5 ¿Por qué te deprimes, alma mía?
¿Por qué te inquietas?
Confía en Dios, y yo volveré a darle gracias,
a Él, que es mi salvador y mi Dios
El salmo se transforma en la oración del que es peregrino en la tierra y se halla aún en contacto con el mal y el sufrimiento, pero tiene la certeza de que la meta de la historia no es un abismo de muerte, sino el encuentro salvífico con Dios.
La esperanza es la virtud de quien vive en el tiempo. Ésta se apoya en el pasado para alcanzar el futuro a través de la paciencia del presente. No se trata del optimismo, no se trata de esa fácil actitud en virtud de la cual pensamos que las cosas acabarán siempre arreglándose por sí solas. Más aún, el hecho de tomar conciencia de una incapacidad radical para liberarnos es precisamente también el punto de partida del cristianismo. El hombre pide siempre, en todas partes, desde el fondo de su miseria, la ayuda de quien puede liberarle; allí donde se pronuncia una oración ya está presente la esperanza. Ahora bien, si este recurso a Dios es tan raro entre nosotros, se debe a que requiere una renuncia muy difícil. Preferimos bienes mediocres que podamos procurarnos con nuestras solas fuerzas a bienes que estaríamos obligados a recibir de otros.
La esperanza está hecha de humildad y de confianza. Nos hace salir de nosotros mismos para hacernos reposar en Dios con un acto de abandono heroico. Nuestra vida espiritual empezó el día en que nos resolvimos a descansar en Dios con la totalidad de nuestro peso. La revelación cristiana consiste precisamente en esto: en darnos cuenta de que Dios ha respondido a esta llamada. Lo esencial de las promesas de Dios ya se ha cumplido con la resurrección de Cristo. Todo lo que ya se ha cumplido es una garantía de lo que todavía falta por cumplirse. Esto se aplica asimismo a la vida individual. Aunque hayamos sido muy infieles, Dios sigue siendo fiel y nunca se vuelve atrás de sus promesas. El bautismo es la promesa y el compromiso de Dios. Podemos sustraernos a la gracia del bautismo, pero no podemos dejar de formar parte de los bautizados. La alianza es el amor vinculado al bautismo, a los sacramentos, a la Iglesia.
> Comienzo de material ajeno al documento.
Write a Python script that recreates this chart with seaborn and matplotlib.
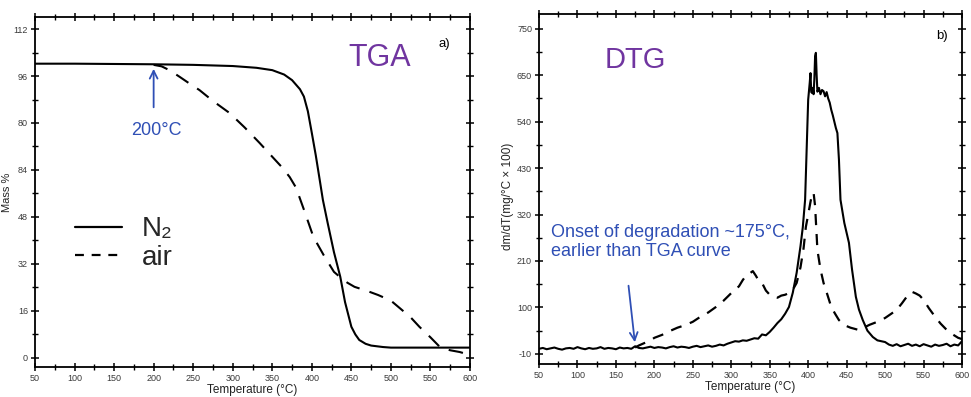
import numpy as np
import pandas as pd
import seaborn as sns
import matplotlib
matplotlib.use("Agg")
import matplotlib.pyplot as plt
from matplotlib.lines import Line2D

# ---------------- data ----------------
# TGA, N2 atmosphere (Temperature °C, mass %)
tga_n2_T = [50, 100, 150, 200, 250, 300, 330, 350, 365, 375, 385, 390, 395, 400, 405, 410, 414,
            420, 428, 436, 442, 450, 455, 460, 468, 475, 490, 500, 550, 600]
tga_n2_m = [100.2, 100.2, 100.1, 100.0, 99.8, 99.4, 98.8, 98.0, 96.5, 94.6, 91.5, 89.0, 84.0, 76.6,
            69.0, 60.6, 53.8, 46.0, 36.0, 27.6, 19.0, 10.6, 8.0, 6.1, 4.8, 4.2, 3.7, 3.5, 3.5, 3.5]
# TGA, air atmosphere
tga_air_T = [200, 210, 220, 233, 245, 258, 275, 296, 315, 334, 350, 362, 372, 380, 390, 402, 415,
             428, 437, 445, 454, 470, 484, 500, 511, 525, 536, 550, 562, 575, 587, 600]
tga_air_m = [99.8, 99.3, 98.0, 95.7, 93.5, 91.2, 87.5, 83.4, 78.5, 73.2, 68.5, 65.0, 61.6, 58.0,
             50.5, 41.2, 35.0, 29.3, 27.2, 25.6, 24.2, 22.8, 21.4, 19.5, 17.0, 13.8, 10.6, 7.0,
             3.7, 2.6, 2.0, 1.0]

# DTG, N2 atmosphere (dm/dT, mg/°C x 100)
dtg_n2_T = [50, 55, 60, 65, 70, 75, 80, 85, 90, 95, 100, 105, 110, 115, 120, 125, 130, 135, 140,
            145, 150, 155, 160, 165, 170, 175, 180, 185, 190, 195, 200, 205, 210, 215, 220, 225,
            230, 235, 240, 245, 250, 255, 260, 265, 270, 275, 280, 285, 290, 295, 300,
            305, 310, 315, 320, 325, 330, 335, 340, 345, 350, 355, 360, 365, 370, 375, 380, 385,
            390, 393, 396, 398, 400, 402, 403, 404, 405, 406, 407, 408, 409, 410, 411, 412, 414,
            416, 418, 420, 422, 424, 426, 428, 430, 432, 434, 436, 438, 440, 442, 447, 453, 457,
            462, 466, 471, 477, 484, 490, 500, 505, 510, 515, 520, 525, 530, 535, 540, 545, 550,
            555, 560, 565, 570, 575, 580, 585, 590, 595, 600]
dtg_n2_v = [2, 4, 1, 3, 5, 2, 0, 3, 4, 2, 6, 3, 1, 4, 2, 3, 6, 2, 4, 3, 1, 5, 3, 4, 2, 8, 4, 3,
            5, 7, 4, 6, 5, 3, 6, 8, 5, 7, 6, 4, 7, 9, 6, 8, 10, 7, 9, 12, 10, 14, 17,
            20, 19, 22, 21, 24, 27, 26, 36, 34, 42, 52, 63, 72, 85, 101, 135, 182,
            245, 290, 355, 470, 592, 632, 655, 610, 608, 620, 605, 640, 695, 703, 650, 611, 620,
            605, 615, 612, 600, 610, 595, 585, 568, 555, 540, 525, 513, 450, 355, 300, 253, 190,
            125, 95, 70, 45, 30, 22, 18, 12, 9, 13, 8, 11, 14, 9, 12, 8, 13, 10, 7, 12, 9,
            11, 14, 8, 12, 10, 20]
# DTG, air atmosphere
dtg_air_T = [175, 180, 185, 190, 195, 200, 210, 220, 230, 240, 250, 260, 270, 280, 290, 300, 310,
             315, 320, 325, 328, 332, 336, 340, 345, 350, 355, 360, 365, 370, 375, 380, 385, 390,
             394, 397, 400, 403, 405, 407, 409, 412, 416, 420, 425, 430, 435, 440, 447, 455, 465,
             472, 480, 490, 500, 508, 515, 522, 528, 532, 535, 540, 545, 550, 557, 565, 572, 580,
             588, 595, 600]
dtg_air_v = [5, 10, 14, 18, 22, 28, 35, 44, 52, 58, 66, 78, 88, 101, 116, 134, 150, 165, 177, 182,
             186, 175, 162, 158, 140, 130, 125, 123, 128, 130, 134, 142, 158, 195, 240, 291, 320,
             350, 368, 372, 340, 236, 190, 158, 130, 101, 85, 70, 58, 52, 47, 52, 59, 66, 75, 85,
             94, 110, 125, 132, 137, 133, 128, 118, 98, 78, 62, 47, 36, 28, 25]

x_ticks = [50, 100, 150, 200, 250, 300, 350, 400, 450, 500, 550, 600]
tga_yticks = [0, 16, 32, 48, 64, 80, 96, 112]
tga_yticklabels = ["0", "16", "32", "48", "84", "80", "96", "112"]
dtg_yticks = [-10, 100, 210, 320, 430, 540, 650, 760]
dtg_yticklabels = ["-10", "100", "210", "320", "430", "540", "650", "750"]

# ---------------- style ----------------
sns.set_theme(style="ticks")
plt.rcParams["font.family"] = ["Liberation Sans", "DejaVu Sans"]
plt.rcParams["axes.linewidth"] = 1.3

PURPLE = "#7035a0"
BLUE = "#2f4fb5"
TICKC = "#3a3a3a"

fig = plt.figure(figsize=(9.71, 3.97), dpi=100)
W, H = 971, 397


def add_ax(l, t, r, b):
    return fig.add_axes([l / W, 1 - b / H, (r - l) / W, (b - t) / H])


ax1 = add_ax(35, 17, 470, 367)
ax2 = add_ax(539, 14, 962, 364)

df_n2 = pd.DataFrame({"T": tga_n2_T, "m": tga_n2_m})
df_air = pd.DataFrame({"T": tga_air_T, "m": tga_air_m})
sns.lineplot(data=df_n2, x="T", y="m", ax=ax1, color="black", lw=1.5, sort=False)
sns.lineplot(data=df_air, x="T", y="m", ax=ax1, color="black", lw=1.5, sort=False)
ax1.lines[-1].set_dashes([7, 5])

dg_n2 = pd.DataFrame({"T": dtg_n2_T, "v": dtg_n2_v})
dg_air = pd.DataFrame({"T": dtg_air_T, "v": dtg_air_v})
sns.lineplot(data=dg_n2, x="T", y="v", ax=ax2, color="black", lw=1.5, sort=False)
sns.lineplot(data=dg_air, x="T", y="v", ax=ax2, color="black", lw=1.6, sort=False)
ax2.lines[-1].set_dashes([5, 4])


def style_axis(ax, yticks, ylabels, ylim, yminor):
    ax.set_xlim(50, 600)
    ax.set_ylim(*ylim)
    ax.set_xticks(x_ticks)
    ax.set_xticklabels([str(v) for v in x_ticks])
    ax.set_xticks(np.arange(75, 600, 50), minor=True)
    ax.set_yticks(yticks)
    ax.set_yticklabels(ylabels)
    ax.set_yticks(yminor, minor=True)
    ax.tick_params(which="both", direction="inout", top=True, right=True,
                   labeltop=False, labelright=False, colors="black",
                   labelcolor=TICKC, labelsize=6.5, pad=2)
    ax.tick_params(which="major", length=6, width=1.1)
    ax.tick_params(which="minor", length=5, width=1.0)
    for s in ax.spines.values():
        s.set_visible(True)
        s.set_color("black")
    ax.set_xlabel("Temperature (°C)", fontsize=8.5, color="#222222", labelpad=1)


style_axis(ax1, tga_yticks, tga_yticklabels, (-3.1, 116.1), np.arange(8, 112, 16))
style_axis(ax2, dtg_yticks, dtg_yticklabels, (-34, 795), np.arange(45, 760, 110))

ax1.set_ylabel("Mass %", fontsize=8, color="#222222")
ax1.yaxis.set_label_coords(-0.053, 0.5)
ax2.set_ylabel("dm/dT(mg/°C × 100)", fontsize=8.5, color="#222222")
ax2.yaxis.set_label_coords(-0.06, 0.48)

# Legend (TGA panel)
handles = [Line2D([], [], color="black", lw=1.6),
           Line2D([], [], color="black", lw=1.6, dashes=[4, 3.5])]
ax1.legend(handles, ["N\u2082", "air"], frameon=False, fontsize=20, loc="center left",
           bbox_to_anchor=(0.092, 0.352), borderaxespad=0, borderpad=0,
           handlelength=1.7, handletextpad=0.7, labelspacing=0.1)

# Annotations
ax1.text(486, 102, "TGA", color=PURPLE, fontsize=22, ha="center", va="center")
ax1.text(568, 107, "a)", color="black", fontsize=9.5, ha="center", va="center")
ax1.annotate("", xy=(200, 99.4), xytext=(200, 84.4),
             arrowprops=dict(arrowstyle="->", color=BLUE, lw=1.3, mutation_scale=14))
ax1.text(203, 77.6, "200°C", color=BLUE, fontsize=13, ha="center", va="center")

ax2.text(175, 686, "DTG", color=PURPLE, fontsize=21, ha="center", va="center")
ax2.text(574, 743, "b)", color="black", fontsize=9.5, ha="center", va="center")
ax2.text(65, 255, "Onset of degradation ~175°C,\nearlier than TGA curve", color=BLUE,
         fontsize=13, ha="left", va="center", linespacing=1.2)
ax2.annotate("", xy=(175, 11), xytext=(166, 158),
             arrowprops=dict(arrowstyle="->", color=BLUE, lw=1.3, mutation_scale=14))

fig.savefig("out.png", dpi=100)
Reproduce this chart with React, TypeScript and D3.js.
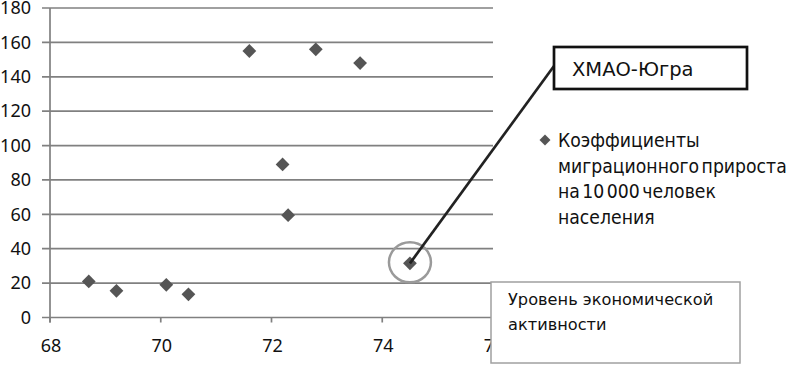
import React from 'react'
import * as d3 from 'd3'

// economic activity level (x) vs migration growth per 10 000 people (y)
const activity = [68.7, 69.2, 70.1, 70.5, 71.6, 72.2, 72.3, 72.8, 73.6, 74.5]
const migration = [21, 15.5, 19, 13.5, 155, 89, 59.5, 156, 148, 31.5]
const highlight = 9 // ХМАО-Югра

const xTicks = [68, 70, 72, 74, 76]
const yTicks = [0, 20, 40, 60, 80, 100, 120, 140, 160, 180]

const calloutLabel = 'ХМАО-Югра'
const legendLines = ['Коэффициенты', 'миграционного прироста', 'на 10 000 человек', 'населения']
const axisTitleLines = ['Уровень экономической', 'активности']

const W = 796
const H = 365
const axisFont = '"Noto Sans", sans-serif'
const textFont = '"DejaVu Sans", sans-serif'
const legendFont = '"DejaVu Sans Condensed", "DejaVu Sans", sans-serif'
const grid = '#808080'
const markColor = '#555555'

export default function App() {
	const x = d3.scaleLinear().domain([68, 76]).range([50, 493])
	const y = d3.scaleLinear().domain([0, 180]).range([317.5, 8])

	const diamond = d3.symbol().type(d3.symbolSquare).size(95)()
	const legendDiamond = d3.symbol().type(d3.symbolSquare).size(60)()

	const hx = x(activity[highlight])
	const hy = y(migration[highlight])

	return (
		<div style={{ position: 'fixed', left: 0, top: 0 }}>
			<svg width={W} height={H} style={{ display: 'block', background: '#fff' }}>
				{/* horizontal grid + y ticks */}
				{yTicks.map((t) => (
					<g key={t}>
						<line x1={42} x2={493} y1={y(t)} y2={y(t)} stroke={grid} strokeWidth={1.7} />
						<text
							x={31}
							y={y(t)}
							dy="0.35em"
							textAnchor="end"
							fontFamily={axisFont}
							fontSize={18}
							fill="#111"
						>
							{t}
						</text>
					</g>
				))}
				{/* y axis */}
				<line x1={50} x2={50} y1={y(180)} y2={y(0) + 5} stroke={grid} strokeWidth={1.7} />
				{/* x ticks */}
				{xTicks.map((t) => (
					<g key={t}>
						<line x1={x(t)} x2={x(t)} y1={y(0)} y2={y(0) + 5} stroke={grid} strokeWidth={1.7} />
						<text
							x={x(t) + 1}
							y={346}
							dy="0.35em"
							textAnchor="middle"
							fontFamily={axisFont}
							fontSize={18}
							fill="#111"
						>
							{t}
						</text>
					</g>
				))}

				{/* points */}
				{activity.map((a, i) => (
					<path
						key={i}
						d={diamond}
						transform={`translate(${x(a)},${y(migration[i])}) rotate(45)`}
						fill={markColor}
					/>
				))}

				{/* highlight circle and callout */}
				<ellipse cx={hx} cy={hy - 1} rx={21} ry={20} fill="none" stroke="#9a9a9a" strokeWidth={2.5} />
				<line x1={hx} y1={hy} x2={554} y2={66} stroke="#222" strokeWidth={2.7} />
				<rect x={554} y={47} width={193} height={42} fill="#fff" stroke="#111" strokeWidth={2.7} />
				<text x={572} y={76} fontFamily={textFont} fontSize={19.5} fill="#111">
					{calloutLabel}
				</text>

				{/* legend */}
				<path d={legendDiamond} transform="translate(545,140) rotate(45)" fill={markColor} />
				{legendLines.map((l, i) => (
					<text
						key={i}
						x={558}
						y={147 + i * 25.7}
						fontFamily={legendFont}
						fontSize={19.2}
						wordSpacing={-3}
						fill="#111"
					>
						{l}
					</text>
				))}

				{/* x axis title box */}
				<rect x={491} y={282} width={249} height={81} fill="#fff" stroke="#a0a0a0" strokeWidth={1.5} />
				{axisTitleLines.map((l, i) => (
					<text key={i} x={508} y={305 + i * 25} fontFamily={textFont} fontSize={16.2} fill="#111">
						{l}
					</text>
				))}
			</svg>
		</div>
	)
}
La eucaristía es el sacramento de la alianza y hace a la esperanza inquebrantable.
La esperanza cristiana presupone, pues, que ya hay algo en posesión de la humanidad y de toda alma. Ahora bien, si ya poseemos algo, también seguimos esperando algo. La esperanza es la actitud de los que viven en esta espera. La verdadera esperanza está animada por la caridad; su objeto es propiamente el destino total del mundo y de la humanidad.
¿Confiamos de verdad en el Señor? ¿O en nuestras “horas bajas” no encontramos verdadero consuelo en Él?